Even if you are not going to be a programming language designer, this information is valuable because

  1. Understanding how a programming language is designed and how it might be implemented will make you a more effective programmer.
  2. Learning a new programming language is much easier if you know the key issues in its design and can ask the right questions about it.
  3. Designing an API, whether it be for tools you build for others or only for yourself, is an exercise in programming language design. If your design includes configuration or extension capabilities, it really is a language design!
  4. It is great loads of fun!
There are thousands of programming languages, and surveying them (let alone mastering them) is an impossible task. The good news is that there is a relatively small number of important programming language design ideas. We will elucidate some of these ideas, and use them to understand, evaluate, and compare programming languages.

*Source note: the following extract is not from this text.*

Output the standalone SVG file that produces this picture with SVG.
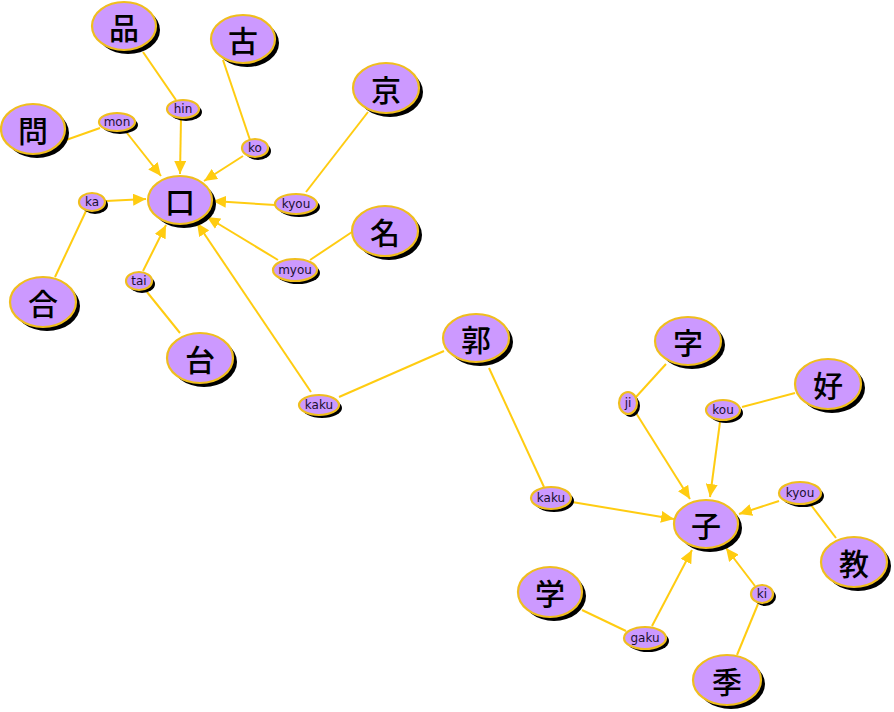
<svg xmlns="http://www.w3.org/2000/svg" width="894" height="712" viewBox="0 0 894 712">
<defs>
<style>
.sh{fill:#000}
.nd{fill:#cc99ff;stroke:#f0be1e;stroke-width:2.2}
.k{font-family:"Noto Sans CJK JP","Noto Sans CJK SC",sans-serif;font-size:30px;font-weight:500;fill:#000;text-anchor:middle;dominant-baseline:central}
.r{font-family:"DejaVu Sans",Verdana,sans-serif;font-size:12px;fill:#1a1030;text-anchor:middle;dominant-baseline:central}
.e{stroke:#ffcc11;stroke-width:2;fill:none}
.a{stroke:#ffcc11;stroke-width:2;fill:none;marker-end:url(#ah)}
</style>
<marker id="ah" markerUnits="userSpaceOnUse" markerWidth="14" markerHeight="12" refX="13" refY="6" orient="auto">
<path d="M0,0 L13,6 L0,12 z" fill="#ffcc11"/>
</marker>
</defs>
<rect width="894" height="712" fill="#fff"/>
<g id="connectors">
<line class="e" x1="143" y1="52" x2="176" y2="100"/>
<line class="a" x1="181" y1="118" x2="180" y2="174"/>
<line class="e" x1="223" y1="60" x2="250" y2="140"/>
<line class="a" x1="243" y1="156" x2="204" y2="181"/>
<line class="e" x1="66" y1="140" x2="100" y2="128"/>
<line class="a" x1="127" y1="133" x2="161" y2="176"/>
<line class="e" x1="368" y1="112" x2="306" y2="192"/>
<line class="a" x1="275" y1="205" x2="213" y2="201"/>
<line class="e" x1="352" y1="232" x2="310" y2="260"/>
<line class="a" x1="278" y1="260" x2="207" y2="217"/>
<line class="e" x1="55" y1="277" x2="86" y2="211"/>
<line class="a" x1="106" y1="201" x2="146" y2="199"/>
<line class="e" x1="180" y1="333" x2="147" y2="292"/>
<line class="a" x1="143" y1="271" x2="166" y2="225"/>
<line class="e" x1="444" y1="351" x2="339" y2="397"/>
<line class="a" x1="311" y1="392" x2="197" y2="223"/>
<line class="e" x1="489" y1="368" x2="544" y2="487"/>
<line class="a" x1="572" y1="502" x2="674" y2="519"/>
<line class="e" x1="666" y1="364" x2="636" y2="397"/>
<line class="a" x1="636" y1="413" x2="690" y2="499"/>
<line class="e" x1="795" y1="393" x2="742" y2="407"/>
<line class="a" x1="720" y1="422" x2="710" y2="497"/>
<line class="e" x1="836" y1="538" x2="811" y2="505"/>
<line class="a" x1="779" y1="501" x2="739" y2="514"/>
<line class="e" x1="582" y1="610" x2="626" y2="631"/>
<line class="a" x1="652" y1="626" x2="692" y2="550"/>
<line class="e" x1="737" y1="655" x2="758" y2="604"/>
<line class="a" x1="755" y1="586" x2="726" y2="548"/>
</g>
<g id="n-kuchi"><ellipse class="sh" cx="184" cy="204" rx="32" ry="24"/><ellipse class="nd" cx="180" cy="200" rx="32" ry="24"/><text class="k" x="180" y="200">口</text></g>
<g id="n-hin"><ellipse class="sh" cx="128" cy="30" rx="32" ry="24"/><ellipse class="nd" cx="124" cy="26" rx="32" ry="24"/><text class="k" x="124" y="26">品</text></g>
<g id="n-ko"><ellipse class="sh" cx="247" cy="43" rx="32" ry="24"/><ellipse class="nd" cx="243" cy="39" rx="32" ry="24"/><text class="k" x="243" y="39">古</text></g>
<g id="n-mon"><ellipse class="sh" cx="37" cy="133" rx="32" ry="25"/><ellipse class="nd" cx="33" cy="129" rx="32" ry="25"/><text class="k" x="33" y="129">問</text></g>
<g id="n-kyou"><ellipse class="sh" cx="390" cy="92" rx="33" ry="25"/><ellipse class="nd" cx="386" cy="88" rx="33" ry="25"/><text class="k" x="386" y="88">京</text></g>
<g id="n-myou"><ellipse class="sh" cx="389" cy="235" rx="33" ry="25"/><ellipse class="nd" cx="385" cy="231" rx="33" ry="25"/><text class="k" x="385" y="231">名</text></g>
<g id="n-gou"><ellipse class="sh" cx="47" cy="306" rx="33" ry="25"/><ellipse class="nd" cx="43" cy="302" rx="33" ry="25"/><text class="k" x="43" y="302">合</text></g>
<g id="n-dai"><ellipse class="sh" cx="204" cy="362" rx="33" ry="25"/><ellipse class="nd" cx="200" cy="358" rx="33" ry="25"/><text class="k" x="200" y="358">台</text></g>
<g id="n-kaku"><ellipse class="sh" cx="480" cy="342" rx="33" ry="24"/><ellipse class="nd" cx="476" cy="338" rx="33" ry="24"/><text class="k" x="476" y="338">郭</text></g>
<g id="n-ko2"><ellipse class="sh" cx="710" cy="528" rx="32" ry="24"/><ellipse class="nd" cx="706" cy="524" rx="32" ry="24"/><text class="k" x="706" y="524">子</text></g>
<g id="n-ji"><ellipse class="sh" cx="692" cy="345" rx="33" ry="24"/><ellipse class="nd" cx="688" cy="341" rx="33" ry="24"/><text class="k" x="688" y="341">字</text></g>
<g id="n-kou"><ellipse class="sh" cx="832" cy="388" rx="33" ry="25"/><ellipse class="nd" cx="828" cy="384" rx="33" ry="25"/><text class="k" x="828" y="384">好</text></g>
<g id="n-kyou2"><ellipse class="sh" cx="858" cy="566" rx="33" ry="25"/><ellipse class="nd" cx="854" cy="562" rx="33" ry="25"/><text class="k" x="854" y="562">教</text></g>
<g id="n-gaku"><ellipse class="sh" cx="554" cy="596" rx="32" ry="25"/><ellipse class="nd" cx="550" cy="592" rx="32" ry="25"/><text class="k" x="550" y="592">学</text></g>
<g id="n-ki"><ellipse class="sh" cx="731" cy="684" rx="34" ry="25"/><ellipse class="nd" cx="727" cy="680" rx="34" ry="25"/><text class="k" x="727" y="680">季</text></g>
<g id="r-hin"><ellipse class="sh" cx="186" cy="112" rx="16" ry="9"/><ellipse class="nd" cx="183" cy="109" rx="16" ry="9"/><text class="r" x="183" y="109">hin</text></g>
<g id="r-ko"><ellipse class="sh" cx="258" cy="151" rx="13" ry="9"/><ellipse class="nd" cx="255" cy="148" rx="13" ry="9"/><text class="r" x="255" y="148">ko</text></g>
<g id="r-mon"><ellipse class="sh" cx="120" cy="125" rx="18" ry="9"/><ellipse class="nd" cx="117" cy="122" rx="18" ry="9"/><text class="r" x="117" y="122">mon</text></g>
<g id="r-kyou"><ellipse class="sh" cx="299" cy="207" rx="21" ry="10"/><ellipse class="nd" cx="296" cy="204" rx="21" ry="10"/><text class="r" x="296" y="204">kyou</text></g>
<g id="r-myou"><ellipse class="sh" cx="298" cy="273" rx="22" ry="11"/><ellipse class="nd" cx="295" cy="270" rx="22" ry="11"/><text class="r" x="295" y="270">myou</text></g>
<g id="r-ka"><ellipse class="sh" cx="95" cy="205" rx="13" ry="9"/><ellipse class="nd" cx="92" cy="202" rx="13" ry="9"/><text class="r" x="92" y="202">ka</text></g>
<g id="r-tai"><ellipse class="sh" cx="142" cy="284" rx="13" ry="9"/><ellipse class="nd" cx="139" cy="281" rx="13" ry="9"/><text class="r" x="139" y="281">tai</text></g>
<g id="r-kaku1"><ellipse class="sh" cx="322" cy="408" rx="20" ry="10"/><ellipse class="nd" cx="319" cy="405" rx="20" ry="10"/><text class="r" x="319" y="405">kaku</text></g>
<g id="r-kaku2"><ellipse class="sh" cx="554" cy="501" rx="20" ry="11"/><ellipse class="nd" cx="551" cy="498" rx="20" ry="11"/><text class="r" x="551" y="498">kaku</text></g>
<g id="r-ji"><ellipse class="sh" cx="631" cy="406" rx="9" ry="11"/><ellipse class="nd" cx="628" cy="403" rx="9" ry="11"/><text class="r" x="628" y="403">ji</text></g>
<g id="r-kou"><ellipse class="sh" cx="726" cy="413" rx="17" ry="10"/><ellipse class="nd" cx="723" cy="410" rx="17" ry="10"/><text class="r" x="723" y="410">kou</text></g>
<g id="r-kyou2"><ellipse class="sh" cx="803" cy="496" rx="21" ry="11"/><ellipse class="nd" cx="800" cy="493" rx="21" ry="11"/><text class="r" x="800" y="493">kyou</text></g>
<g id="r-gaku"><ellipse class="sh" cx="648" cy="641" rx="21" ry="11"/><ellipse class="nd" cx="645" cy="638" rx="21" ry="11"/><text class="r" x="645" y="638">gaku</text></g>
<g id="r-ki"><ellipse class="sh" cx="765" cy="597" rx="11" ry="9"/><ellipse class="nd" cx="762" cy="594" rx="11" ry="9"/><text class="r" x="762" y="594">ki</text></g>
</svg>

We shall explore these central ideas, in the context of three themes that run through the course:

  • Design dimensions. Programming languages can be analyzed along a number of discrete dimensions. The dimensions we will use to study programming languages include choices of first-class values, naming, state, data, control, types, safety, and memory management.
  • Programming Paradigms. Programming languages can embody many different models of computation. Java is representative of the object-oriented model, while C is a popular exemplar of the imperative model. In this course, we will study four programming paradigms: function-oriented, imperative, object-oriented, and logic-oriented programming. We will read and write programs in all of these paradigms, but most of our focus will be on the function-oriented paradigm.
  • Interpreters and Translators. One of the best ways to understand the design space of programming languages is to study the implementation of simple languages. There are two fundamental approaches to programming language implementation:
    1. interpreting one programming language (the source language) on top of another (the implementation language); and
    2. translating a program in one programming language (the source language) into another programming language (the target language) via a translation program written in an implementation language. Reading, modifying, and building interpreters and translators are key activities in this course. We will use OCaml, Scheme, Haskell, Java, and C as the implementation languages for various ``mini'' source languages.

Interpreters and translators are excellent examples of meta-programming, in which programs manipulate other programs. The notion of meta-programming may seem confusing and somewhat incestuous at first glance, but many computer scientists consider meta-programming to be the most interesting kind of programming activity. We will get lots of hands-on experience with meta-programming this semester.